Sunday night, I felt a similar sense of intensity, but a different kind. It was patriotism. Tried, true, apple-pie-loving patriotism. It’s not like I haven’t felt proud of my country before; I felt it the night of Obama’s election. But Sunday night, watching footage of what Brian Williams hiply called “flash mobs,” I felt something even more all-consuming. All over the country, it looked like the parade scene from Ferris Bueller’s Day Off.
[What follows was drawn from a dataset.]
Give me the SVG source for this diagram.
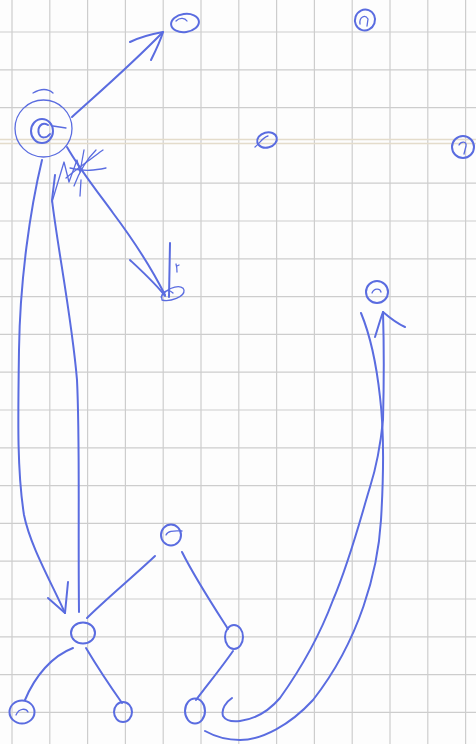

This is a totally non-partisan kind of achievement that reminds me that Americans really can do whatever we set our minds to, and we can do it without hating each other. I listened to Rachel Maddow describe the scene across from the White House, with a pair of celebrators standing next to each other, one holding a “Bush/Cheney” sign, the other an “Obama ’08” one. In the divisive political environment that has characterized the last few years, images like that are anomalies. I hope that after Sunday night, they won’t have to be.

My dad, an architect, is working on the Freedom Tower. I’ve always been proud of what he’s doing, but I don’t think I had been reminded of the importance of something like the Freedom Tower until Sunday night. Symbols like the one he’s a part of bind the nation together. They give meaning to the lofty ideals we have printed all over our money and documents and T-shirts.

There are, of course, things to be uncertain about. I’m a little nervous for my dad to go to work Monday morning. But, despite my usual pessimism, I feel like things are only going to get better. This event reminds Americans that fundamentally, we all want the same thing: a safe, free country to live in. And with that sort of unity, I feel like we can get through anything.

This is history. This is something that will be in my children’s textbooks (e-books?). This is America! On any other day, I would find an exclamation point excessive, but not today.